Trading the News: How CPI and FOMC Meetings Affect Bitcoin.

Trading the News: How CPI and FOMC Meetings Affect Bitcoin

For traders and investors, understanding how macroeconomic indicators and central bank decisions impact cryptocurrencies is crucial. Two of the most influential events in the financial calendar are the Consumer Price Index (CPI) releases and the Federal Open Market Committee (FOMC) meetings. Both have the power to move markets, and Bitcoin is no exception.

What Is CPI and Why Does It Matter?

The Consumer Price Index (CPI) measures the average change in prices paid by consumers for a basket of goods and services. It is one of the primary indicators used to assess inflation. When CPI data shows higher-than-expected inflation, markets often react by anticipating tighter monetary policy, such as interest rate hikes.

For Bitcoin, higher inflation readings can have a dual effect. Some investors view Bitcoin as a hedge against inflation, leading to increased demand. However, if the CPI triggers fears of rising interest rates, it can also cause a broader sell-off in risk assets, including cryptocurrencies.

FOMC Meetings: Setting the Tone for Markets

The Federal Open Market Committee (FOMC) meets regularly to decide on U.S. monetary policy, including interest rates and quantitative easing measures. The FOMC's decisions directly influence liquidity in financial markets, affecting everything from stocks to bonds—and, increasingly, Bitcoin.

When the FOMC signals a dovish stance—lower interest rates or continued asset purchases—risk appetite tends to increase, benefiting Bitcoin and other speculative assets. Conversely, a hawkish stance—higher rates or tapering—can lead to a risk-off environment, pressuring Bitcoin’s price downward.

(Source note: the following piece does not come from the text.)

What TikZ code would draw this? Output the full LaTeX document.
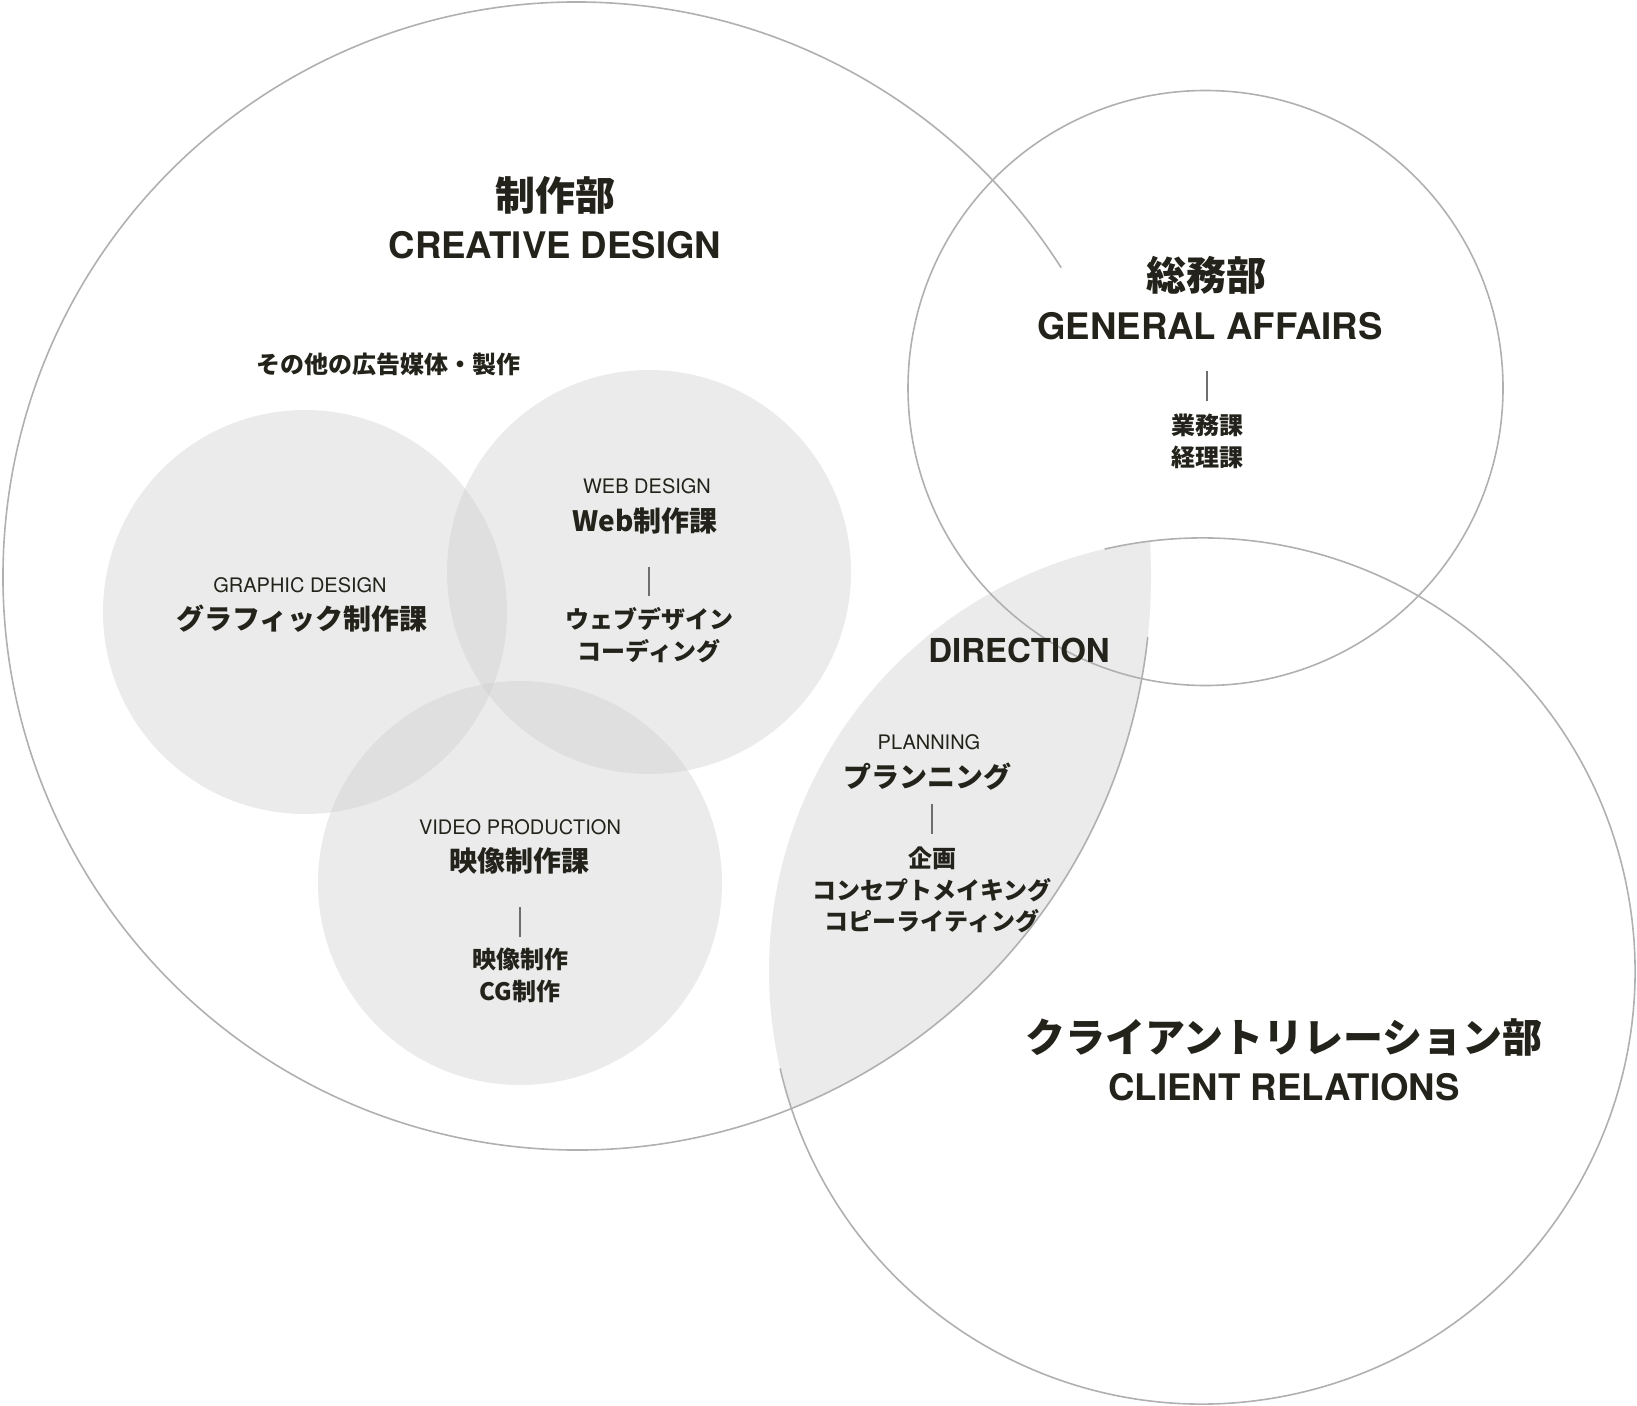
\documentclass[tikz,border=0pt]{standalone}
\usepackage{fontspec}
\setmainfont{TeX Gyre Heros}
\newfontfamily\jpfont{Noto Sans CJK JP}
\usepackage{tikz}
\usetikzlibrary{positioning}
\usepackage{xcolor}
\definecolor{inkdark}{RGB}{35,35,27}
\definecolor{ringgrey}{RGB}{176,176,176}
\definecolor{discgrey}{RGB}{205,205,205}
\definecolor{stemgrey}{RGB}{110,110,110}

\begin{document}
\begin{tikzpicture}[x=1pt,y=-1pt,
    ring/.style={draw=ringgrey,line width=1.6pt},
    disc/.style={fill=discgrey,fill opacity=0.4},
    stem/.style={draw=stemgrey,line width=1.3pt},
    dept/.style={inkdark,inner sep=0pt,font=\jpfont\bfseries\fontsize{40}{44}\selectfont},
    depten/.style={inkdark,inner sep=0pt,font=\bfseries\fontsize{36.6}{40}\selectfont},
    unit/.style={inkdark,inner sep=0pt,font=\jpfont\bfseries\fontsize{28}{32}\selectfont},
    uniten/.style={inkdark,inner sep=0pt,font=\fontsize{20}{24}\selectfont},
    item/.style={inkdark,inner sep=0pt,align=center,font=\jpfont\bfseries\fontsize{24}{31.5}\selectfont}]
    \useasboundingbox (0,0) rectangle (1637,1405);
    % Section discs
    \fill[disc] (305,612) circle[radius=202];
    \fill[disc] (649,572) circle[radius=202];
    \fill[disc] (520,883) circle[radius=202];
    % Direction lens
    \begin{scope}
      \clip (577,576) circle[radius=574];
      \fill[disc] (1202,971) circle[radius=433];
    \end{scope}
    % Department rings (open where they overlap)
    \draw[ring] ([shift={(6.1:574)}]577,576)
      arc[start angle=6.1,end angle=327.5,radius=574];
    \draw[ring] (1205.5,388) circle[radius=297.5];
    \draw[ring] ([shift={(167:433)}]1202,971)
      arc[start angle=167,end angle=-103,radius=433];
    % Creative design
    \node[dept] (cdjp) at (555,195) {制作部};
    \node[depten] (cden) at (555,245) {CREATIVE DESIGN};
    \node[item] (other) at (388,364) {その他の広告媒体・製作};
    % General affairs
    \node[dept] (gajp) at (1206,275) {総務部};
    \node[depten] (gaen) at (1210,326) {GENERAL AFFAIRS};
    \node[item] (gaitems) at (1207,441.5) {業務課\\経理課};
    \draw[stem] (gaitems.north) ++(0,-13) -- ++(0,-30);
    % Graphic design
    \node[uniten] (gden) at (300,585) {GRAPHIC DESIGN};
    \node[unit] (gdjp) at (302,619) {グラフィック制作課};
    % Web design
    \node[uniten] (wden) at (647,486.5) {WEB DESIGN};
    \node[unit] (wdjp) at (645,521) {Web制作課};
    \node[item] (wditems) at (649,635) {ウェブデザイン\\コーディング};
    \draw[stem] (wditems.north) ++(0,-11) -- ++(0,-29);
    % Video production
    \node[uniten] (vpen) at (520,827) {VIDEO PRODUCTION};
    \node[unit] (vpjp) at (519,861) {映像制作課};
    \node[item] (vpitems) at (520,975.6) {映像制作\\CG制作};
    \draw[stem] (vpitems.north) ++(0,-11) -- ++(0,-30);
    % Direction
    \node[depten,font=\bfseries\fontsize{33}{36}\selectfont] (dir) at (1019,650) {DIRECTION};
    \node[uniten] (plen) at (929,741.7) {PLANNING};
    \node[unit] (pljp) at (927,776.7) {プランニング};
    \node[item] (plitems) at (932,890) {企画\\コンセプトメイキング\\コピーライティング};
    \draw[stem] (plitems.north) ++(0,-13) -- ++(0,-30);
    % Client relations
    \node[dept] (crjp) at (1284,1037) {クライアントリレーション部};
    \node[depten] (cren) at (1284,1087) {CLIENT RELATIONS};
\end{tikzpicture}
\end{document}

How Traders Can Use CPI and FOMC Data for Bitcoin Trading

Smart traders monitor CPI releases and FOMC statements closely. Here’s how these events can be used in a trading strategy:

  • Pre-Event Positioning: Anticipate market moves by positioning before CPI or FOMC announcements based on expectations.
  • Post-Event Reaction: Watch for immediate price spikes or drops following the news and consider short-term trading opportunities.
  • Hedging: Use options or stablecoins to hedge against volatility triggered by unexpected CPI or FOMC outcomes.

It’s important to remember that while CPI and FOMC decisions can create volatility, they are not the only factors affecting Bitcoin. Global macro trends, regulatory news, and technological developments also play significant roles.

Conclusion

Trading Bitcoin in the context of CPI releases and FOMC meetings requires a nuanced understanding of both traditional financial markets and the crypto ecosystem. By staying informed and adapting to macroeconomic signals, traders can better navigate the opportunities and risks that arise when “trading the news.”